The United States does not have an abundance of Bolivian restaurants for a reason: Americans are oftentimes afraid to broaden their culinary horizons. It is true that Bolivia is not known for its dishes, but that is certainly not from a lack of effort. I have seen some creative combinations of food and some even more creative uses of animal products. In the spirit of immersing myself as fully as possible and living the 'paceña' lifestyle, I dove into the culinary culture first and foremost. Every guidebook that you read, every internet blog post that you find, and every travelled person you meet will tell you not to eat street food or try new types of food during your first days or even weeks in a place like La Paz; however, I challenge that. As Drake would say: you only live once. Not to say that eating a salteña from a street vendor when you arrive cannot have consequences, but the benefits far outweigh the repercussions in my opinion. La Paz is full of unique cuisine, and life is too short to wait for your body to acclimate or for your digestive system to adjust.

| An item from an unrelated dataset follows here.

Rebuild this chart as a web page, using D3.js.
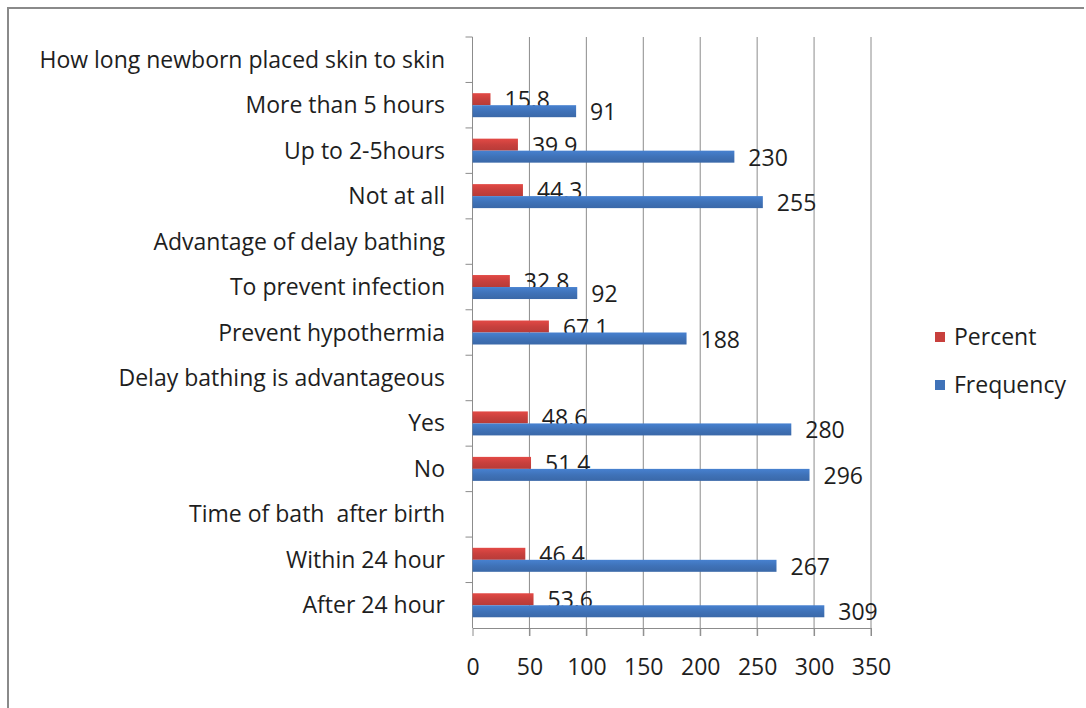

Alexis, my gringa companion in my Bolivian escapades, and I wasted no time trying Bolivian cuisine when we arrived in La Paz. After 27 very long hours of travel, we arrived to our hotel in the Miraflores district of La Paz. When the staff saw the condition that we were in, they immediately sent mate de coca to our room: hot tea from the leaves of coca plants. After a day of rest and recovery, we set out to see the city.
We had been explicitly told not to eat salteñas (small, savory, meat-filled empanada type cuisine typical of Bolivia) and not to eat from street vendors during our first week. We bought the first salteñas that we saw from a cart in the San Francisco Plaza and thoroughly enjoyed the rich, juicy, savory treat from the street. For our next escapade, we asked the concierge at the hotel where we could walk for dinner. With some hesitation she said, "Sillpich está cerca, es un restaurante muy típico de Bolivia." So off the Sillpich we went to try some platos bolivianos. I never read that Sillpich was specifically a bad idea, but the restaurant had several of the warning signs. For comparison, it looked like a Huddle House that served meat dishes and probably would not proudly display its Health Department grade. When my sillpancho de res arrived, I was not quite sure what to do with it: strange colored potatoes in a bed of rice covered with a very thin, circular piece of meat topped with red and green peppers and a fried egg. All of the food barely fit on the plate, and I sat there for a moment planning a strategy on how to eat it. After I conquered the sillpancho, I felt unstoppable. This week I tried anticucho for the first time from a street vendor. Anticucho is grilled cow's heart covered in a spicy peanut sauce. I have had several other interesting dishes (like llama) that I will not mention here, but I cannot wait to continue these culinary escapades.
Did I get sick several times and question my decisions? Yes. Do I regret eating a gyro from a literal hole-in-the-wall stand? Absolutely not. Your body will not become accustomed to the food until you eat the food. You will probably have some adverse effects whether or not you eat the street food on the first day or the 25th day: so why wait?
Food culture here is key - food is communal and people are very proud of local dishes. We can think again about embodiment here - how what we eat and how we eat becomes part of who we are. So think critically about food - why does it matter? As I like to say, so what? And then answer it for me.